Saturday, October 3, 2020

Losing A Tax Exemption


The taxation of tax-exempts can sometimes be tricky.

The reason is that a tax-exempt can – depending on the facts – owe income tax. This type of income is referred to as unrelated business income, and the tax issue developed because Congress did not want tax-exempts to mimic the activities of for-profit companies while not paying tax.

There are certain areas – such as permitting third-party use of membership data – that can trigger the unrelated business tax.

Another would be the rental of real estate with associated indebtedness.

The organization will owe tax on these activities.

Then there is the worst-case scenario: the revocation of the tax-exempt status itself. Think Elon Musk putting Tesla in a 501(c)(3) – the IRS is going to blow-up that arrangement.

Let’s discuss a recent case that walked the revocation ledge.

There is an organization in New York. It is open to seniors from age 55 to 90. To become a member a senior must submit an application and application fee. 

It appears to have four principal activities:

·      To provide burial benefits for members and assistance to surviving family

·      To provide information and referrals to seniors regarding burial as well as general concerns

·      To provide organized activities for senior citizens

·      To provide annual scholarships to needy, promising students

The organization charges fees as follows:

·      An application fee of $100 for seniors age 55 to 70

·      An application fee of $150 for seniors age 71 to 90

·      A $30 annual fee

·      A $10 fee every time a member dies

It doesn’t appear unreasonable to me.

There was an interesting and heartwarming twist to their activities: the organization would pay a separate amount directly to the family of a deceased member, pursuant to a Korean tradition. The organization paid, for example, $11 thousand directly to a funeral home and over $3,200 to the family of a deceased member.

Since we are talking about them, you know that the organization went to audit.

The IRS wanted to revoke their tax-exempt status.

Why?

The is an over-arching requirement that a tax-exempt be operated “exclusively” for an exempt purpose. There is some latitude in the “exclusive” requirement, otherwise de minimis and silly stuff could cost an organization its exemption.

Still, what did the IRS see here?

The first is that benefits were available only to members.

COMMENT: The organization had expressed an intent to include nonmembers, but as of the audit year that goal remained aspirational.

OBSERVATION: The organization had told the IRS of its intent to include nonmembers when it requested exempt status. Upon audit and failure to find nonmember benefits, the IRS argued that the organization had failed to operate in the manner it had previously represented to the IRS. 

Second is that a member was required to pay dues. In fact, if a member failed to pay dues for 90 days after receiving written notice, the organization could terminate the membership and – with it – the requirement to pay any burial benefits.

COMMENT: Sounds a bit like an insurance company, doesn’t it?

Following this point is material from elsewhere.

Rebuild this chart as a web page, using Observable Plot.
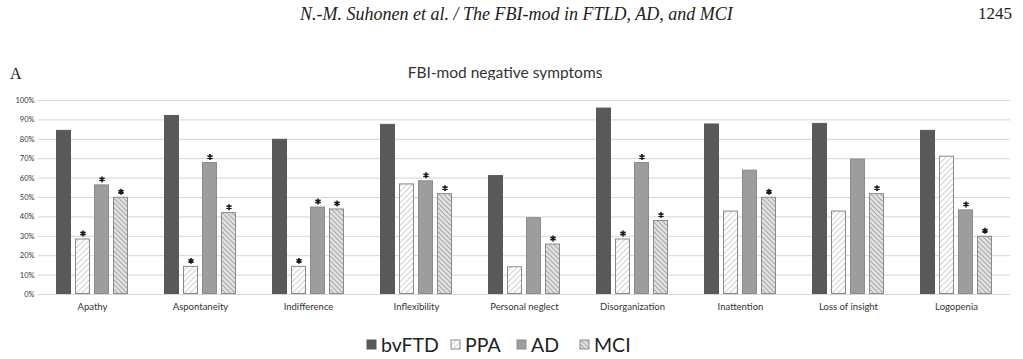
<!DOCTYPE html>
<html>
<head>
<meta charset="utf-8">
<script src="https://cdn.jsdelivr.net/npm/d3@7"></script>
<script src="https://cdn.jsdelivr.net/npm/@observablehq/plot@0.6"></script>
<style>
  html, body { margin: 0; padding: 0; background: #fff; width: 1023px; height: 359px; overflow: hidden; }
  #page { position: relative; width: 1023px; height: 359px; }
  .hdr { position: absolute; font-family: "Liberation Serif", "DejaVu Serif", serif; font-style: italic; font-size: 18px; color: #222; white-space: nowrap; }
  .pg { position: absolute; font-family: "Liberation Serif", serif; font-size: 17px; color: #222; }
  .lettr { position: absolute; font-family: "Liberation Serif", serif; font-size: 16px; color: #222; }
  .title { position: absolute; font-family: Lato, "Open Sans", sans-serif; font-size: 15.5px; color: #333; white-space: nowrap; }
  #chart { position: absolute; left: 0; top: 80px; }
  #legend { position: absolute; left: 0; top: 332px; width: 1023px; }
</style>
</head>
<body>
<div id="page">
  <div class="hdr" style="left:300px; top:4px;">N.-M. Suhonen et al. / The FBI-mod in FTLD, AD, and MCI</div>
  <div class="pg" style="right:11px; top:4px;">1245</div>
  <div class="lettr" style="left:10px; top:65px;">A</div>
  <div class="title" style="left:0; width:1010px; text-align:center; top:63px;">FBI-mod negative symptoms</div>
  <div id="chart"></div>
  <div id="legend"></div>
</div>
<script>
const categories = ["Apathy", "Aspontaneity", "Indifference", "Inflexibility", "Personal neglect", "Disorganization", "Inattention", "Loss of insight", "Logopenia"];
const groups = ["bvFTD", "PPA", "AD", "MCI"];
const bvFTD = [84.6, 92.3, 80.0, 87.7, 61.3, 96.1, 87.9, 88.2, 84.6];
const PPA   = [28.6, 14.5, 14.5, 57.0, 14.3, 28.6, 43.0, 43.0, 71.3];
const AD    = [56.5, 68.0, 45.1, 58.6, 39.6, 68.0, 64.1, 69.8, 43.6];
const MCI   = [50.1, 42.2, 44.1, 52.0, 26.0, 38.1, 50.1, 52.0, 30.0];
const sigBvFTD = [0, 0, 0, 0, 0, 0, 0, 0, 0];
const sigPPA   = [1, 1, 1, 0, 0, 1, 0, 0, 0];
const sigAD    = [1, 1, 1, 1, 0, 1, 0, 0, 1];
const sigMCI   = [1, 1, 1, 1, 1, 1, 1, 1, 1];
const yTicks = [0, 10, 20, 30, 40, 50, 60, 70, 80, 90, 100];

const series = {bvFTD, PPA, AD, MCI};
const sigs = {bvFTD: sigBvFTD, PPA: sigPPA, AD: sigAD, MCI: sigMCI};
const rows = [];
categories.forEach((c, i) => groups.forEach(g => rows.push({category: c, group: g, value: series[g][i], sig: sigs[g][i]})));

const fills = ["#595959", "url(#pat-ppa)", "#9d9d9d", "url(#pat-mci)"];
const strokes = ["#595959", "#8a8a8a", "#8a8a8a", "#8a8a8a"];

const patternDefs = `
  <pattern id="pat-ppa" patternUnits="userSpaceOnUse" width="4" height="4" patternTransform="rotate(45)">
    <rect width="4" height="4" fill="#ffffff"/>
    <line x1="0" y1="0" x2="0" y2="4" stroke="#c4c4c4" stroke-width="1.6"/>
  </pattern>
  <pattern id="pat-mci" patternUnits="userSpaceOnUse" width="3.4" height="3.4" patternTransform="rotate(-45)">
    <rect width="3.4" height="3.4" fill="#e0e0e0"/>
    <line x1="0" y1="0" x2="0" y2="3.4" stroke="#999999" stroke-width="1.5"/>
  </pattern>`;

const chart = Plot.plot({
  width: 1023,
  height: 240,
  marginLeft: 38,
  marginRight: 13,
  marginTop: 20,
  marginBottom: 26,
  style: {fontFamily: "Lato, 'Open Sans', sans-serif", background: "#fff"},
  fx: {domain: categories, padding: 0, label: null, axis: "bottom", tickSize: 0, tickPadding: 9},
  x: {domain: groups, paddingInner: 0.2, paddingOuter: 0.87, axis: null},
  y: {domain: [0, 100], ticks: yTicks, tickFormat: d => d + "%", label: null, tickSize: 0, tickPadding: 4},
  color: {domain: groups, range: fills},
  marks: [
    Plot.gridY(yTicks, {stroke: "#d6d6d6", strokeOpacity: 1, strokeWidth: 1}),
    Plot.barY(rows, {fx: "category", x: "group", y: "value", fill: "group",
      stroke: d => strokes[groups.indexOf(d.group)], strokeWidth: 1, inset: 0.5}),
    Plot.dot(rows.filter(d => d.sig), {fx: "category", x: "group", y: "value", symbol: "asterisk",
      r: 2.8, dy: -5.5, stroke: "#1a1a1a", strokeWidth: 1.6})
  ]
});

const defs = document.createElementNS("http://www.w3.org/2000/svg", "defs");
defs.innerHTML = patternDefs;
chart.insertBefore(defs, chart.firstChild);
document.getElementById("chart").appendChild(chart);

chart.querySelectorAll("[aria-label='y-axis tick label']").forEach(el => {
  el.setAttribute("font-size", "7.5"); el.style.fill = "#333";
});
chart.querySelectorAll("[aria-label='fx-axis tick label']").forEach(el => {
  el.setAttribute("font-size", "9.5"); el.style.fill = "#333";
});

// legend built from groups
const lg = d3.select("#legend").append("svg").attr("width", 1023).attr("height", 27);
lg.append("defs").html(patternDefs.replace(/pat-/g, "lg-"));
const legFills = ["#595959", "url(#lg-ppa)", "#9d9d9d", "url(#lg-mci)"];
const legX = [367, 451, 517, 580];
groups.forEach((g, i) => {
  lg.append("rect").attr("x", legX[i]).attr("y", 8).attr("width", 9).attr("height", 9)
    .attr("fill", legFills[i]).attr("stroke", strokes[i]).attr("stroke-width", 1);
  lg.append("text").attr("x", legX[i] + 14).attr("y", 20).text(g)
    .attr("font-family", "Lato, 'Open Sans', sans-serif").attr("font-size", 19.5).attr("fill", "#222");
});
</script>
</body>
</html>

Third is that the amount of burial benefits was based on the number of years the deceased had been a member. A member of 12 years would receive more than a member of 5 years.

The IRS brought big heat. The organization was organized in 1996, applied for exempt status in 1998 and was being audited for 2013.

OK, a reasonable number of years had passed since receiving exempt status.

The organization had reported over $2.3 million in revenues on their Form 990.

Sounds to me like they were doing well.

In 2008 they bought a condominium, paying over $800 grand.

Oh, oh.

You can begin to understand where the IRS was coming from. As operated, the organization was looking like a small insurance company. It was accumulating a bank balance; it had bought real estate. The IRS wanted to see obvious charitable activities. If the organization could swing $800 grand on a condo, then they could shake loose a few dollars and waive dues for someone who was broke. They were operating dangerously close to a private club. That is fine, but do not ask for (c)(3) status.

The organization had a remaining argument: there was no diversion of earnings or money. There couldn’t be, as no benefits occurred until someone passed away.

The Court however separated this argument into two parts:

(1)  The earnings and assets of the organization cannot inure (that is, return to) to a member.

The organization successfully argued this point.

(2)  There must be no private benefit.

This makes more sense if one flips the wording: there must be a public benefit. The Court did not see a public benefit, as the organization was not providing benefits to nonmembers or allowing for reduction or abatement of dues for financial need. Not seeing a public benefit, the Court saw a private benefit.

The organization was operating in a manner too close to a for-profit business, and it lost its tax-exempt status.

I get the technical issues, but I do not agree as vigorously as the Court that there was that much private benefit here. Society has an interest in promoting the causes and issues of senior citizens, and the organization – in its own way – was helping. By aiding seniors with government agencies, it was reducing the strain on social services. By assisting seniors with planning and paying for funeral services, it was reducing costs otherwise defaulting to the municipality.

One would have preferred a warning, an opportunity for the organization to right its course, so to speak. What happened instead was akin to burning down the bridge.  

Still, that is how issues in this area go: one is working on a spectrum. The advisor has to judge whether one is on the safe or the non-safe side of the spectrum.

The Court decided the organization had wandered too far to the non-safe side.

Our case this time was The Korean-American Senior Mutual Association v Commissioner.